Unfortunately, Cullen's analysis is superficial - at times presenting myth as history. Cullen's Chester A. Arthur, for example, is a profile in courage. A Republican Party hack who had been collector of the port of New York, the most lucrative patronage position in the United States, Arthur was elected vice president in 1880. With the assassination of James A. Garfield, he became president. Arthur then broke with the "Stalwart" wing of his party and supported civil service reform. His actions, Cullen concludes, revealed his "fundamental integrity - and his ability to grow in office." As president, he decided "that good government mattered above all else - including the chance, however remote, for a future in presidential politics."
It's a good story. But it isn't true. Arthur never abandoned his preference for a partisan civil service or his skepticism about competitive examinations. His endorsement of reform was a political necessity, made after public pressure intensified following revelations that Garfield's assassin was a "disappointed office-seeker" and his party was defeated in the congressional elections of 1882. Moreover, the legislation he signed was so watered down it covered only 10 percent of federal jobs. Arthur's civil service policy, John Hay quipped, was to "gobble all the vacancies for his particular friends and to talk reform at every gobble."
Sometimes Cullen exaggerates presidential virtues. The impeccably austere George Washington may have displayed emotional vulnerability when he fumbled with his spectacles and told officers in the Continental Army who were demanding back pay, "I have not only grown gray but almost blind in the service of my country." Or he may have defused an insurrection with a bit of theater. And Ford was not nearly the paragon of integrity and transparency Cullen makes him out to be.
Cullen also embroiders presidential vices. Lyndon B. Johnson did not "at best" view racial equality as a means to enhance his own power. Nor did he push the Civil Rights Act of 1964 through Congress merely because "he sensed that the political winds were blowing that way." Cullen presents no evidence that Bill Clinton delegated his health care initiative to Hillary as "payback" for his marital infidelities. And his assertion that the president refused to "take a more moderate" approach because he needed to appease his wife is, at best, a distortion of the proposal he made and the alternatives available to him.

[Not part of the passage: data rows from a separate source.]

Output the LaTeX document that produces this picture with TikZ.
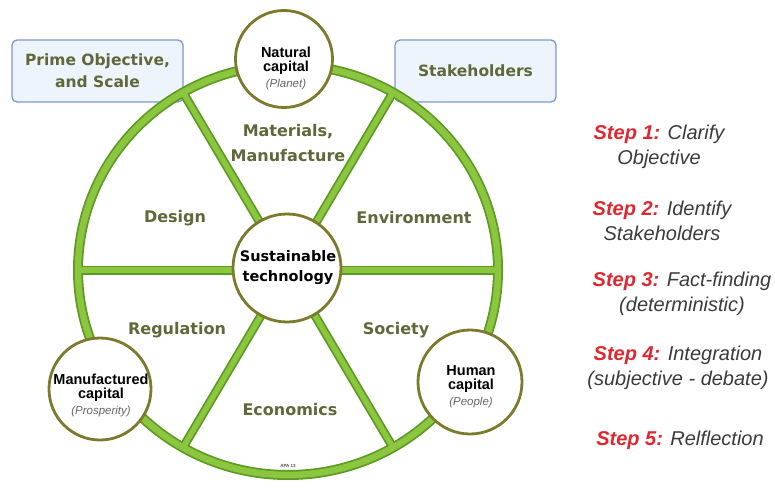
\documentclass[tikz,border=0pt]{standalone}
\usepackage{fontspec}
\setmainfont{Liberation Sans}
\newfontfamily\dvs{DejaVu Sans}
\definecolor{rimlight}{HTML}{8CC63E}
\definecolor{rimdark}{HTML}{5C9A24}
\definecolor{olivering}{HTML}{7C7A2C}
\definecolor{labelc}{HTML}{5F6839}
\definecolor{boxfill}{HTML}{EEF4FC}
\definecolor{boxborder}{HTML}{8097CF}
\definecolor{stepred}{HTML}{E0262E}
\definecolor{stepgray}{HTML}{3A3A3A}
\newcommand{\capsub}[1]{{\mdseries\itshape\fontsize{11.5}{14}\selectfont\color{black!60}#1}}
\begin{document}
\begin{tikzpicture}[x=1pt,y=-1pt,
  seglabel/.style={font=\dvs\bfseries\fontsize{16}{25}\selectfont, text=labelc, align=center, inner sep=0pt},
  boxlabel/.style={font=\dvs\bfseries\fontsize{15.5}{22}\selectfont, text=labelc, align=center},
  capcircle/.style={circle, draw=olivering, line width=2.8pt, fill=white, inner sep=0pt},
  captext/.style={align=center, inner sep=0pt, font=\bfseries\fontsize{14.5}{14}\selectfont},
  boxs/.style={draw=boxborder, fill=boxfill, rounded corners=5pt, line width=1.3pt, minimum width=171pt, minimum height=62pt, inner sep=0pt},
  steptext/.style={font=\itshape\fontsize{20}{25}\selectfont, text=stepgray, align=center, inner sep=0pt},
  rimd/.style={draw=rimdark, line width=10pt},
  riml/.style={draw=rimlight, line width=6.5pt},
  spoked/.style={draw=rimdark, line width=9pt},
  spokel/.style={draw=rimlight, line width=5.5pt}
]
\useasboundingbox (0,0) rectangle (775,489);

% boxes
\node[boxs] (prime) at (97.5,71) {};
\node[boxlabel] (primet) at (prime.center) {Prime Objective,\\and Scale};
\node[boxs, minimum width=161pt] (stake) at (475.5,71) {};
\node[boxlabel] (staket) at (stake.center) {Stakeholders};

% wheel
\coordinate (hub) at (288,270);
\coordinate (r0) at (498,270);
\coordinate (r60) at (393,92.5);
\coordinate (r120) at (183,92.5);
\coordinate (r180) at (78,270);
\coordinate (r240) at (183,447.5);
\coordinate (r300) at (393,447.5);

\path[rimd] (hub) ellipse [x radius=210pt, y radius=205pt];
\foreach \r in {r0,r60,r120,r180,r240,r300} \path[spoked] (hub) -- (\r);
\path[riml] (hub) ellipse [x radius=210pt, y radius=205pt];
\foreach \r in {r0,r60,r120,r180,r240,r300} \path[spokel] (hub) -- (\r);

% circles
\node[capcircle, minimum size=108pt] (center) at (287,268) {};
\node[captext, font=\dvs\bfseries\fontsize{14.5}{20}\selectfont] (centert) at (288,268) {Sustainable\\technology};
\node[capcircle, minimum size=97pt] (natural) at (284,59) {};
\node[captext] (naturalt) at (286,68) {Natural\\capital\\[2pt]\capsub{(Planet)}};
\node[capcircle, minimum size=102pt] (manu) at (100,389) {};
\node[captext] (manut) at (101,395) {Manufactured\\capital\\[2pt]\capsub{(Prosperity)}};
\node[capcircle, minimum size=104pt] (human) at (470,382) {};
\node[captext] (humant) at (471,387) {Human\\capital\\[2pt]\capsub{(People)}};

% segment labels
\node[seglabel] (mat) at (288,143) {Materials,\\Manufacture};
\node[seglabel] (design) at (175,218) {Design};
\node[seglabel] (env) at (414,218) {Environment};
\node[seglabel] (reg) at (177,330) {Regulation};
\node[seglabel] (soc) at (396,330) {Society};
\node[seglabel] (eco) at (290,410) {Economics};
\node[font=\bfseries\fontsize{4.5}{5}\selectfont, text=black!70] (apa) at (288,466) {APA 13};

% steps
\node[steptext] (s1) at (659,147) {\textcolor{stepred}{\bfseries Step 1:} Clarify\\Objective};
\node[steptext] (s2) at (662,221) {\textcolor{stepred}{\bfseries Step 2:} Identify\\Stakeholders};
\node[steptext] (s3) at (682,294) {\textcolor{stepred}{\bfseries Step 3:} Fact-finding\\(deterministic)};
\node[steptext] (s4) at (678,368) {\textcolor{stepred}{\bfseries Step 4:} Integration\\(subjective - debate)};
\node[steptext, anchor=base] (s5) at (680,445) {\textcolor{stepred}{\bfseries Step 5:} Relflection};
\end{tikzpicture}
\end{document}
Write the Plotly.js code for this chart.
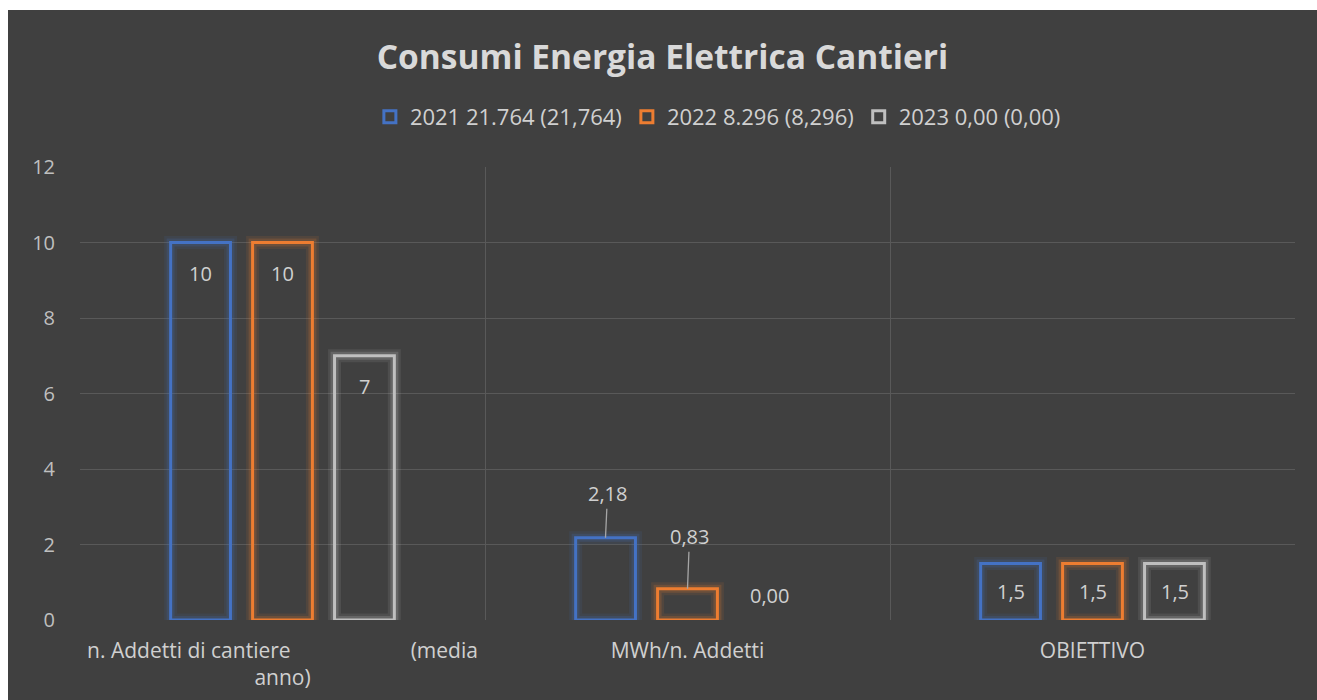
<!DOCTYPE html>
<html><head><meta charset="utf-8">
<script src="https://cdn.plot.ly/plotly-3.0.1.min.js"></script>
<style>html,body{margin:0;padding:0;background:#fff;overflow:hidden}
#chart{position:absolute;left:8px;top:10px;width:1309px;height:690px}</style>
</head><body><div id="chart"></div><script>
const NB = "\u00A0";
const categories = ["n. Addetti di cantiere" + NB.repeat(22) + "(media<br>anno)", "MWh/n. Addetti", "OBIETTIVO"];
const seriesNames = ["2021 21.764 (21,764)", "2022 8.296 (8,296)", "2023 0,00 (0,00)"];
const values2021 = [10, 2.18, 1.5];
const values2022 = [10, 0.83, 1.5];
const values2023 = [7, 0, 1.5];
const labels2021 = ["10", "2,18", "1,5"];
const labels2022 = ["10", "0,83", "1,5"];
const labels2023 = ["7", "0,00", "1,5"];
const yTicks = [0, 2, 4, 6, 8, 10, 12];

const seriesValues = [values2021, values2022, values2023];
const seriesLabels = [labels2021, labels2022, labels2023];
const lineColors = ["#4472C4", "#ED7D31", "#BFBFBF"];
const glowRGB = ["68,114,196", "237,125,49", "210,210,210"];
const slotShift = [-82, 0, 82];
const leaderOffset = [-42, -50, 0];
const txtColor = "#d0d0d0";
const fontFam = "'Open Sans', 'Noto Sans', sans-serif";

const traces = [];
// soft glow layers
[[13, 0.10], [8, 0.18]].forEach(([w, a]) => {
  seriesValues.forEach((vals, s) => {
    traces.push({
      type: "bar", x: categories, y: vals, offsetgroup: "g" + s, showlegend: false, hoverinfo: "skip",
      marker: {color: "rgba(0,0,0,0)", line: {color: "rgba(" + glowRGB[s] + "," + a + ")", width: vals.map(v => v > 0 ? w : 0)}}
    });
  });
});
seriesValues.forEach((vals, s) => {
  traces.push({
    type: "bar", x: categories, y: vals, name: seriesNames[s], offsetgroup: "g" + s,
    marker: {color: "rgba(0,0,0,0)", line: {color: lineColors[s], width: vals.map(v => v > 0 ? 3 : 0)}}
  });
});

const annotations = [];
seriesValues.forEach((vals, s) => {
  vals.forEach((v, i) => {
    const base = {x: categories[i], xref: "x", yref: "y", text: seriesLabels[s][i],
      xshift: slotShift[s], font: {size: 20, color: txtColor, family: fontFam}};
    if (i === 0) {
      annotations.push(Object.assign(base, {y: v, yanchor: "top", yshift: -15, showarrow: false}));
    } else if (i === 2) {
      annotations.push(Object.assign(base, {y: v / 2, yanchor: "middle", showarrow: false}));
    } else if (v > 0) {
      annotations.push(Object.assign(base, {y: v, showarrow: true, arrowhead: 0, arrowwidth: 1.3,
        arrowcolor: "#a6a6a6", ax: 2, ay: leaderOffset[s] - 2, axref: "pixel", ayref: "pixel", standoff: 0}));
    } else {
      annotations.push(Object.assign(base, {y: v, yanchor: "bottom", yshift: 9, showarrow: false}));
    }
  });
});

const layout = {
  width: 1309, height: 690,
  paper_bgcolor: "#404040", plot_bgcolor: "#404040",
  margin: {l: 72, r: 22, t: 157, b: 80},
  barmode: "group", bargap: 0.393, bargroupgap: 0.27,
  title: {text: "<b>Consumi Energia Elettrica Cantieri</b>", x: 0.5, xanchor: "center",
    y: 0.932, yanchor: "middle", yref: "container",
    font: {size: 33.5, color: "#d9d9d9", family: fontFam}},
  legend: {orientation: "h", x: 0.525, xanchor: "center", y: 0.845, yanchor: "middle", yref: "container",
    font: {size: 22, color: txtColor, family: fontFam}, itemwidth: 30, bgcolor: "rgba(0,0,0,0)"},
  xaxis: {type: "category", tickson: "boundaries", showgrid: true, gridcolor: "#595959", gridwidth: 1,
    ticks: "", showline: false, zeroline: false, ticklabelstandoff: 16,
    tickfont: {size: 21, color: txtColor, family: fontFam}},
  yaxis: {range: [0, 12], tickvals: yTicks, showgrid: true, gridcolor: "#595959", gridwidth: 1,
    zeroline: false, showline: false, ticks: "", ticklabelstandoff: 24,
    tickfont: {size: 20, color: "#bfbfbf", family: fontFam}},
  annotations: annotations,
  font: {family: fontFam, color: txtColor}
};
Plotly.newPlot("chart", traces, layout, {displayModeBar: false, staticPlot: true});
</script></body></html>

Cullen's book ends, surprisingly, with his conviction that "[i]t doesn't finally matter who the president is." More important in a democracy is what presidential behavior people accept and what decisions they support. It's a noble and naive conceit, not at all sustained by the evidence in the book - or the political realities all around us.
Glenn C. Altschuler is the Thomas and Dorothy Litwin Professor of American Studies at Cornell University.